Following a Kickstarter campaign, considerable construction, various delays, and approval from the City of Wauwatosa, Stock House Brewing (7208 W. North Ave., 414-739-9876) officially opened last week. Owned by avid Wauwatosa-based home brewer Mark Henry Mahoney and Milwaukee beer historian Paul Hepp, the brewpub—located in the heart of East Tosa—has been in the works for almost a year. The owners were originally hoping to open the brewery that “will never make the same beer twice” in the up-and-coming Milwaukee suburb back in May, but those plans were dashed. As recently as 10 days ago, a true opening date still wasn’t clear. However, Stock House announced on Facebook last Monday that it was officially opening to the public on November 12.
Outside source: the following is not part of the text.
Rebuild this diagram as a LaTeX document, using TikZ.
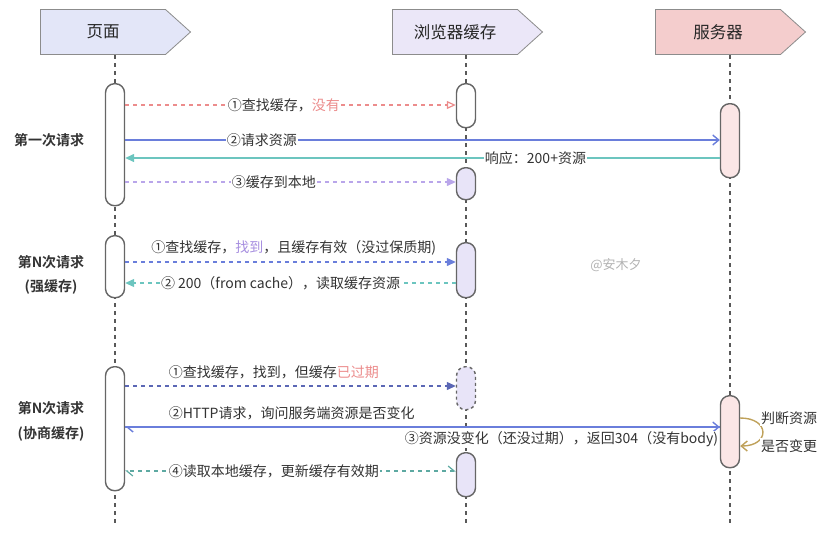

With Milwaukee’s craft brewery marketplace having never been more crowded—including the new Vennture Brew Co. already doing excellent things less than 20 blocks away—and more places in the works, does Stock House Brewing do anything to set itself apart, or it is simply more of the same in a different neighborhood? Milwaukee Record wasted no time before going to East Wauwatosa’s first true brewery to find out for ourselves.
The space: Located amid a wealth of restaurants and cafes on high-traffic North Avenue, Stock House blends right into the neighborhood. Other than a shiny, brand new canopy displaying the brewery’s name, the new business’ exterior doesn’t really stand out from the various other storefronts in the vicinity. Upon entering the space, though, customers are met by a colorful and massive mural of the neighborhood that stretches all the way across one of the brewpub’s walls. The other side of the fairly thin corridor in the quaint craft brewery features televisions, an L-shaped bar that can host approximately 10 to 12 patrons, and a window that gives a glimpse of Stock House’s modest brewing setup.
At the rear of the space, beyond a small cluster of bar stools and pub tables, there’s a “Beer + History Gallery” that’s presented by Happ’s affiliated Fun Beer Tours Milwaukee venture. There, you can enjoy a pint while looking at vintage brewery photography, old advertisements, and antique beer memorabilia. The collection is extremely small, but it (along with the mural) help to spruce up and slightly differentiate an otherwise basic and limiting location.
Milwaukee Record‘s drinks: With just a few—likely busy—days beneath their belt, the young brewery only had two of its own beers on tap this weekend. The bar is equipped with six tap lines, and half of those were devoted to guest taps (The Fermentorium among them) and the time of our visit, which left Stock House with only three of its own beers…two, after one sold out. Figuring they promised to “never make the same beer twice,” we weren’t going to wait any longer to try beers that might never be available again. After all, these were the beers Stock House was using to help formally announce its presence. Following a brief explanation from Mahoney himself, we ordered the duo of remaining Stock House brews.
The Air Cool Alt (pictured above right) was a clear favorite, despite Mahoney’s description of it being an old world style “the peasants would drink.” For being a time-tested and apparently low-brow beer, we found it to be crisp, light, flavorful, and something we could see ourselves going back to again. Unable to acquire “Not Another IPA” before it sold out, we took a chance on a sour pale ale called “Funky Drummer.” With a bright and hazy body, the purported sour fell short of our expectations. Instead, the bitter aspects of the pale ale came through most noticeably. Even if they weren’t phasing it out, we wouldn’t recommend that Stock House keep it in its limited six-tap arsenal. That said, we’d love if Air Cool Alt stuck around a while longer.
The verdict: With an apparent desire to continually shake up the types of beer it offers, Stock House Brewing Co.’s quality is sure to fluctuate as its stock shifts. While its early selection was extremely limited, one of its beers left us encouraged that this cozy neighborhood taproom wasn’t detracting from greater Milwaukee’s growing and improving craft beer scene. Only time will tell if Stock House and its ever-changing draft list will help add to that reputation.